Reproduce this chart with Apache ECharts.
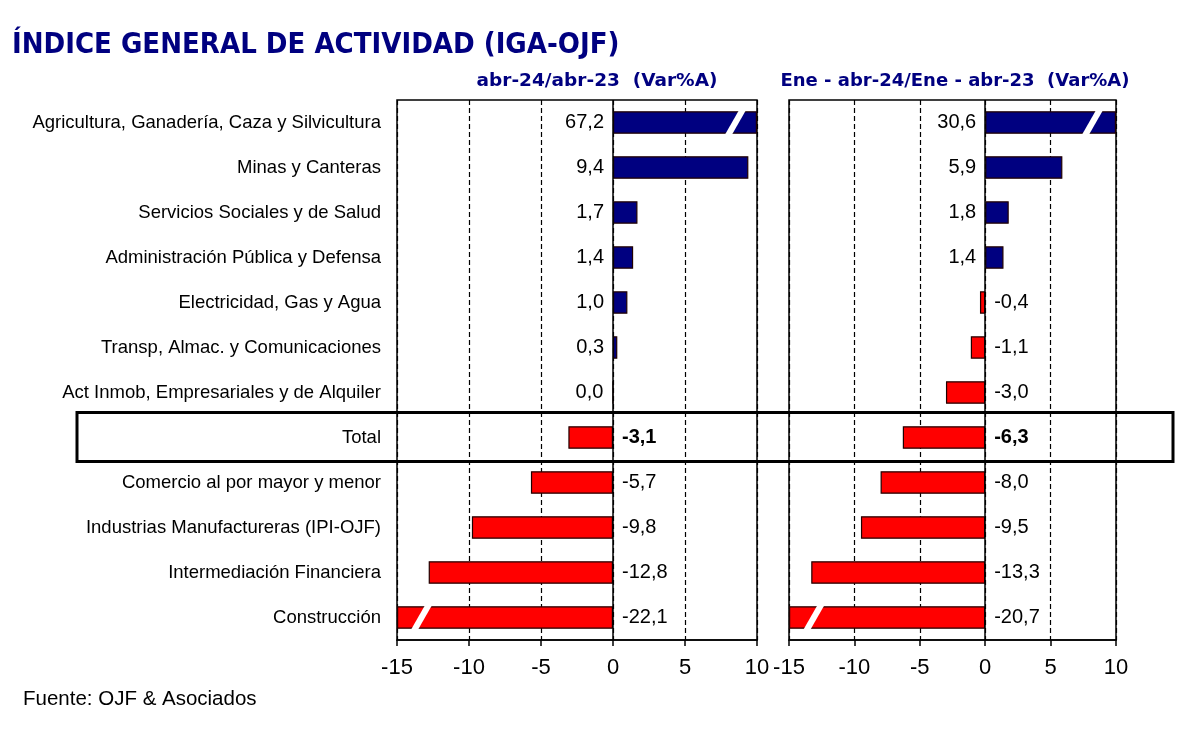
<!DOCTYPE html>
<html><head><meta charset="utf-8">
<script src="https://cdn.jsdelivr.net/npm/echarts@6/dist/echarts.min.js"></script>
<style>html,body{margin:0;padding:0;background:#fff}#c{width:1197px;height:752px}</style>
</head><body><div id="c"></div>
<script>
const categories = [
  "Agricultura, Ganadería, Caza y Silvicultura",
  "Minas y Canteras",
  "Servicios Sociales y de Salud",
  "Administración Pública y Defensa",
  "Electricidad, Gas y Agua",
  "Transp, Almac. y Comunicaciones",
  "Act Inmob, Empresariales y de Alquiler",
  "Total",
  "Comercio al por mayor y menor",
  "Industrias Manufactureras (IPI-OJF)",
  "Intermediación Financiera",
  "Construcción"
];
const mensual = [67.2, 9.4, 1.7, 1.4, 1.0, 0.3, 0.0, -3.1, -5.7, -9.8, -12.8, -22.1];
const acumulado = [30.6, 5.9, 1.8, 1.4, -0.4, -1.1, -3.0, -6.3, -8.0, -9.5, -13.3, -20.7];
const tickValues = [-15, -10, -5, 0, 5, 10];
const titleText = "ÍNDICE GENERAL DE ACTIVIDAD (IGA-OJF)";
const subtitleLeft = "abr-24/abr-23  (Var%A)";
const subtitleRight = "Ene - abr-24/Ene - abr-23  (Var%A)";
const sourceText = "Fuente: OJF & Asociados";
// axis break marks for clipped bars: [value on axis, category index]
const breaksLeft = [[8.5, 0], [-13.3, 11]];
const breaksRight = [[8.2, 0], [-13.1, 11]];

const AX_MIN = -15, AX_MAX = 10;
const NAVY = '#000080', RED = '#ff0000';
const fmt = v => v.toFixed(1).replace('.', ',');
const totalIdx = categories.indexOf('Total');

function barData(vals) {
  return vals.map((v, i) => {
    const shown = Math.max(AX_MIN, Math.min(AX_MAX, v));
    const pos = v >= 0;
    const isTotal = i === totalIdx;
    return {
      value: shown,
      itemStyle: { color: pos ? NAVY : RED, borderColor: '#200000', borderWidth: 1.2 },
      label: {
        show: true,
        position: pos ? 'left' : 'right',
        distance: 9,
        formatter: () => fmt(v),
        fontFamily: 'Liberation Sans, Arial',
        fontSize: 20,
        fontWeight: isTotal ? 'bold' : 'normal',
        color: '#000'
      }
    };
  });
}

function breakSeries(data, gi) {
  return {
    type: 'custom', xAxisIndex: gi, yAxisIndex: gi, silent: true, z: 5,
    data: data,
    renderItem: (params, api) => {
      const p = api.coord([api.value(0), api.value(1)]);
      const h = api.size([0, 1])[1] * 0.25 + 1;
      const s = 7, w = 3.5;
      return {
        type: 'polygon',
        shape: { points: [[p[0] - s - w, p[1] + h], [p[0] - s + w, p[1] + h], [p[0] + s + w, p[1] - h], [p[0] + s - w, p[1] - h]] },
        style: { fill: '#fff' }
      };
    }
  };
}

const xAxisBase = gi => ({
  type: 'value', gridIndex: gi, min: AX_MIN, max: AX_MAX, interval: 5,
  axisLine: { show: true, lineStyle: { color: '#000', width: 1.5 } },
  axisTick: { show: true, length: 6, lineStyle: { color: '#000', width: 1.5 } },
  axisLabel: { fontFamily: 'Liberation Sans, Arial', fontSize: 22, color: '#000', margin: 17,
    formatter: v => String(v) },
  splitLine: { show: true, lineStyle: { color: '#000', type: [5, 3], width: 1.2 } }
});
const yAxisBase = (gi, showLabels) => ({
  type: 'category', gridIndex: gi, data: categories, inverse: true,
  axisLine: { show: false }, axisTick: { show: false },
  axisLabel: { show: showLabels, fontFamily: 'Liberation Sans, Arial', fontSize: 18.5, color: '#000', margin: 16 },
  splitLine: { show: false }
});

const zeroLine = {
  silent: true, symbol: 'none', label: { show: false },
  lineStyle: { color: '#000', type: 'solid', width: 1.5 },
  data: [{ xAxis: 0 }]
};

const chart = echarts.init(document.getElementById('c'), null, { renderer: 'canvas' });
chart.setOption({
  animation: false,
  backgroundColor: '#fff',
  grid: [
    { left: 397, top: 100, width: 360, height: 540, show: true, borderColor: '#000', borderWidth: 1.5, backgroundColor: 'transparent' },
    { left: 789, top: 100, width: 327, height: 540, show: true, borderColor: '#000', borderWidth: 1.5, backgroundColor: 'transparent' }
  ],
  xAxis: [xAxisBase(0), xAxisBase(1)],
  yAxis: [yAxisBase(0, true), yAxisBase(1, false)],
  series: [
    { type: 'bar', xAxisIndex: 0, yAxisIndex: 0, barWidth: '50%', data: barData(mensual), markLine: zeroLine },
    { type: 'bar', xAxisIndex: 1, yAxisIndex: 1, barWidth: '50%', data: barData(acumulado), markLine: zeroLine },
    breakSeries(breaksLeft, 0),
    breakSeries(breaksRight, 1)
  ]
});

const yTot = chart.convertToPixel({ yAxisIndex: 0 }, 'Total');
chart.setOption({
  graphic: [
    { type: 'text', x: 12, y: 45, style: { text: titleText, fill: '#000080', verticalAlign: 'middle', font: 'bold 29px "DejaVu Sans Condensed", "DejaVu Sans", sans-serif' } },
    { type: 'text', x: 597, y: 81, style: { text: subtitleLeft, fill: '#000080', align: 'center', verticalAlign: 'middle', font: 'bold 18.5px "DejaVu Sans", sans-serif' } },
    { type: 'text', x: 955, y: 81, style: { text: subtitleRight, fill: '#000080', align: 'center', verticalAlign: 'middle', font: 'bold 18px "DejaVu Sans", sans-serif' } },
    { type: 'text', x: 23, y: 699, style: { text: sourceText, fill: '#000', verticalAlign: 'middle', font: '20.5px "Liberation Sans", Arial, sans-serif' } },
    { type: 'rect', shape: { x: 77, y: yTot - 25, width: 1096, height: 49 }, style: { fill: 'none', stroke: '#000', lineWidth: 3 }, z: 10 }
  ]
});
</script></body></html>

* * *

Give every line above again exactly, with no pictures.

> **Output below**:
Reproduce this chart with Apache ECharts.
<!DOCTYPE html>
<html><head><meta charset="utf-8">
<script src="https://cdn.jsdelivr.net/npm/echarts@6/dist/echarts.min.js"></script>
<style>html,body{margin:0;padding:0;background:#fff}#c{width:1197px;height:752px}</style>
</head><body><div id="c"></div>
<script>
const categories = [
  "Agricultura, Ganadería, Caza y Silvicultura",
  "Minas y Canteras",
  "Servicios Sociales y de Salud",
  "Administración Pública y Defensa",
  "Electricidad, Gas y Agua",
  "Transp, Almac. y Comunicaciones",
  "Act Inmob, Empresariales y de Alquiler",
  "Total",
  "Comercio al por mayor y menor",
  "Industrias Manufactureras (IPI-OJF)",
  "Intermediación Financiera",
  "Construcción"
];
const mensual = [67.2, 9.4, 1.7, 1.4, 1.0, 0.3, 0.0, -3.1, -5.7, -9.8, -12.8, -22.1];
const acumulado = [30.6, 5.9, 1.8, 1.4, -0.4, -1.1, -3.0, -6.3, -8.0, -9.5, -13.3, -20.7];
const tickValues = [-15, -10, -5, 0, 5, 10];
const titleText = "ÍNDICE GENERAL DE ACTIVIDAD (IGA-OJF)";
const subtitleLeft = "abr-24/abr-23  (Var%A)";
const subtitleRight = "Ene - abr-24/Ene - abr-23  (Var%A)";
const sourceText = "Fuente: OJF & Asociados";
// axis break marks for clipped bars: [value on axis, category index]
const breaksLeft = [[8.5, 0], [-13.3, 11]];
const breaksRight = [[8.2, 0], [-13.1, 11]];

const AX_MIN = -15, AX_MAX = 10;
const NAVY = '#000080', RED = '#ff0000';
const fmt = v => v.toFixed(1).replace('.', ',');
const totalIdx = categories.indexOf('Total');

function barData(vals) {
  return vals.map((v, i) => {
    const shown = Math.max(AX_MIN, Math.min(AX_MAX, v));
    const pos = v >= 0;
    const isTotal = i === totalIdx;
    return {
      value: shown,
      itemStyle: { color: pos ? NAVY : RED, borderColor: '#200000', borderWidth: 1.2 },
      label: {
        show: true,
        position: pos ? 'left' : 'right',
        distance: 9,
        formatter: () => fmt(v),
        fontFamily: 'Liberation Sans, Arial',
        fontSize: 20,
        fontWeight: isTotal ? 'bold' : 'normal',
        color: '#000'
      }
    };
  });
}

function breakSeries(data, gi) {
  return {
    type: 'custom', xAxisIndex: gi, yAxisIndex: gi, silent: true, z: 5,
    data: data,
    renderItem: (params, api) => {
      const p = api.coord([api.value(0), api.value(1)]);
      const h = api.size([0, 1])[1] * 0.25 + 1;
      const s = 7, w = 3.5;
      return {
        type: 'polygon',
        shape: { points: [[p[0] - s - w, p[1] + h], [p[0] - s + w, p[1] + h], [p[0] + s + w, p[1] - h], [p[0] + s - w, p[1] - h]] },
        style: { fill: '#fff' }
      };
    }
  };
}

const xAxisBase = gi => ({
  type: 'value', gridIndex: gi, min: AX_MIN, max: AX_MAX, interval: 5,
  axisLine: { show: true, lineStyle: { color: '#000', width: 1.5 } },
  axisTick: { show: true, length: 6, lineStyle: { color: '#000', width: 1.5 } },
  axisLabel: { fontFamily: 'Liberation Sans, Arial', fontSize: 22, color: '#000', margin: 17,
    formatter: v => String(v) },
  splitLine: { show: true, lineStyle: { color: '#000', type: [5, 3], width: 1.2 } }
});
const yAxisBase = (gi, showLabels) => ({
  type: 'category', gridIndex: gi, data: categories, inverse: true,
  axisLine: { show: false }, axisTick: { show: false },
  axisLabel: { show: showLabels, fontFamily: 'Liberation Sans, Arial', fontSize: 18.5, color: '#000', margin: 16 },
  splitLine: { show: false }
});

const zeroLine = {
  silent: true, symbol: 'none', label: { show: false },
  lineStyle: { color: '#000', type: 'solid', width: 1.5 },
  data: [{ xAxis: 0 }]
};

const chart = echarts.init(document.getElementById('c'), null, { renderer: 'canvas' });
chart.setOption({
  animation: false,
  backgroundColor: '#fff',
  grid: [
    { left: 397, top: 100, width: 360, height: 540, show: true, borderColor: '#000', borderWidth: 1.5, backgroundColor: 'transparent' },
    { left: 789, top: 100, width: 327, height: 540, show: true, borderColor: '#000', borderWidth: 1.5, backgroundColor: 'transparent' }
  ],
  xAxis: [xAxisBase(0), xAxisBase(1)],
  yAxis: [yAxisBase(0, true), yAxisBase(1, false)],
  series: [
    { type: 'bar', xAxisIndex: 0, yAxisIndex: 0, barWidth: '50%', data: barData(mensual), markLine: zeroLine },
    { type: 'bar', xAxisIndex: 1, yAxisIndex: 1, barWidth: '50%', data: barData(acumulado), markLine: zeroLine },
    breakSeries(breaksLeft, 0),
    breakSeries(breaksRight, 1)
  ]
});

const yTot = chart.convertToPixel({ yAxisIndex: 0 }, 'Total');
chart.setOption({
  graphic: [
    { type: 'text', x: 12, y: 45, style: { text: titleText, fill: '#000080', verticalAlign: 'middle', font: 'bold 29px "DejaVu Sans Condensed", "DejaVu Sans", sans-serif' } },
    { type: 'text', x: 597, y: 81, style: { text: subtitleLeft, fill: '#000080', align: 'center', verticalAlign: 'middle', font: 'bold 18.5px "DejaVu Sans", sans-serif' } },
    { type: 'text', x: 955, y: 81, style: { text: subtitleRight, fill: '#000080', align: 'center', verticalAlign: 'middle', font: 'bold 18px "DejaVu Sans", sans-serif' } },
    { type: 'text', x: 23, y: 699, style: { text: sourceText, fill: '#000', verticalAlign: 'middle', font: '20.5px "Liberation Sans", Arial, sans-serif' } },
    { type: 'rect', shape: { x: 77, y: yTot - 25, width: 1096, height: 49 }, style: { fill: 'none', stroke: '#000', lineWidth: 3 }, z: 10 }
  ]
});
</script></body></html>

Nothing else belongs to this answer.